On Nov. 18 Houston-based Conoco completed a $35 billion merger with its Oklahoma neighbour, Phillips Petroleum.

"Clearly, the Mackenzie Delta is very important to Conoco and Alaska is very important to Phillips," said Conoco spokesperson Peter Hunt.

"I think it's reasonable to presume that this increases the impetus to find economically feasible ways of developing both sets of reserves in a way that neither one strands or blocks the other."

Hunt cautioned that approval of the merger by U.S. competition regulators is still roughly nine months away. Until then, the companies must continue to operate as separate organizations.

With the merger, two of the three corporations with the largest holdings in the Mackenzie Delta now have even larger holdings in Prudhoe Bay.

ExxonMobil is the other conglomerate with a foot in each camp. One of its subsidiaries, Imperial Oil, holds the largest share of known reserves in the Delta.

The ownership shifts turn what was once a competitive situation into one where co-operation seems more logical. It also raises the profile of a pipeline route that seemed to be discarded.

Bickering over the relative merits of a pipeline to ship Alaskan gas south and those of a Mackenzie Valley pipeline have overshadowed another route that was once considered more profitable than either.

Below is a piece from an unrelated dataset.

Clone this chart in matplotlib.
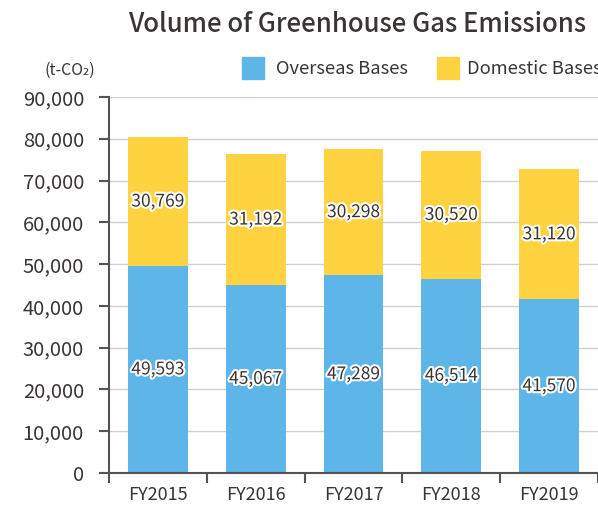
import numpy as np
import matplotlib
matplotlib.use("Agg")
import matplotlib.pyplot as plt
import matplotlib.patheffects as pe
from matplotlib.patches import Rectangle

plt.rcParams['font.family'] = ['Noto Sans CJK JP', 'DejaVu Sans']

years = ['FY2015', 'FY2016', 'FY2017', 'FY2018', 'FY2019']
overseas = [49593, 45067, 47289, 46514, 41570]
domestic = [30769, 31192, 30298, 30520, 31120]
yticks = np.arange(0, 90001, 10000)

blue = '#5db5e8'
yellow = '#ffd23f'
txt = '#3a3434'
axc = '#5a5252'

fig = plt.figure(figsize=(5.98, 5.09), dpi=100)
ax = fig.add_axes([109/598, 36/509, 1 - 109/598, 376/509])

x = np.arange(len(years))
w = 0.61
ax.bar(x, overseas, w, color=blue, zorder=2)
ax.bar(x, domestic, w, bottom=overseas, color=yellow, zorder=2)

stroke = [pe.withStroke(linewidth=3, foreground='white')]
for i in range(len(years)):
    ax.text(x[i], overseas[i] / 2, f'{overseas[i]:,}', ha='center', va='center',
            fontsize=12.5, color=txt, path_effects=stroke, zorder=3)
    ax.text(x[i], overseas[i] + domestic[i] / 2, f'{domestic[i]:,}', ha='center', va='center',
            fontsize=12.5, color=txt, path_effects=stroke, zorder=3)

ax.set_xlim(-0.5, -0.5 + (598 - 109) / 99.5)
ax.set_ylim(0, 90000)
ax.set_yticks(yticks)
ax.set_yticklabels([f'{v:,}' for v in yticks], fontsize=14.5, color=txt)
ax.yaxis.grid(True, color='#cfcfcf', linewidth=1, zorder=0)
ax.set_axisbelow(True)

ax.set_xticks(np.arange(len(years) + 1) - 0.5)
ax.set_xticklabels([])
ax.set_xticks(x, minor=True)
ax.set_xticklabels(years, minor=True, fontsize=13, color=txt)
ax.tick_params(axis='x', which='minor', length=0, pad=9)
ax.tick_params(axis='x', which='major', length=7, width=1.5, color=axc, direction='out')
ax.tick_params(axis='y', length=7, width=1.5, color=axc, pad=11)

for s in ['top', 'right']:
    ax.spines[s].set_visible(False)
for s in ['left', 'bottom']:
    ax.spines[s].set_color(axc)
    ax.spines[s].set_linewidth(1.5)

fig.text(357/598, 1 - 25/509, 'Volume of Greenhouse Gas Emissions', ha='center', va='center',
         fontsize=18.5, fontweight='medium', color=txt)
fig.text(70/598, 1 - 70/509, '(t-CO₂)', ha='center', va='center', fontsize=11.5, color=txt)

fig.patches.append(Rectangle((242/598, 1 - 79/509), 22/598, 22/509, transform=fig.transFigure,
                             color=blue, figure=fig))
fig.text(276/598, 1 - 69/509, 'Overseas Bases', ha='left', va='center', fontsize=13.2, color=txt)
fig.patches.append(Rectangle((437/598, 1 - 79/509), 22/598, 22/509, transform=fig.transFigure,
                             color=yellow, figure=fig))
fig.text(467/598, 1 - 69/509, 'Domestic Bases', ha='left', va='center', fontsize=13.2, color=txt)

fig.savefig('out.png', dpi=100)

The 'over the top' route would link Prudhoe Bay to the Mackenzie Delta via an undersea pipeline. Gas from both fields would then be piped south down the Mackenzie Valley.

The added volume would require a larger pipeline than that contemplated for Delta gas alone.

"In principle, if you build a bigger diameter pipe, that would normally improve the economics," said Hunt. "Beyond that, it's really not possible to comment in detail."

The main drawback of the offshore route is the environmental opposition it would prompt. Environmental groups in Alaska have promised a war of protest if it is proposed.

For more than a year, Mackenzie Valley producers have studied the feasibility of a Mackenzie Valley pipeline. Early in the new year, Alaska producers expect to complete their own $100 million study early of the feasibility of building a pipeline along the Alaska highway and through the southern Yukon.

"From the perspective of the Mackenzie Delta producers group and the opportunity they're looking at, it's business as usual," said Hart Searle, the group's spokesperson.

He said the producers still plan to decide whether or not to proceed with the pipeline by the end of this month.

One of the few things both groups of producers have agreed upon in their pre-merger days was that there are not enough resources to build both an Alaska highway pipeline and a Mackenzie Valley pipeline at the same time. Environmental approval and construction of either pipeline will take a minimum of six years.

"The most viable one, and the cheapest one so far is the Mackenzie Valley route," said NWT Development Minister Jim Antoine. "We don't want to see Beaufort-Delta gas stranded."

Antoine said interest in the Mackenzie Valley pipeline and arctic gas was high among oil executives at the Arctic Gas symposium in Texas last month.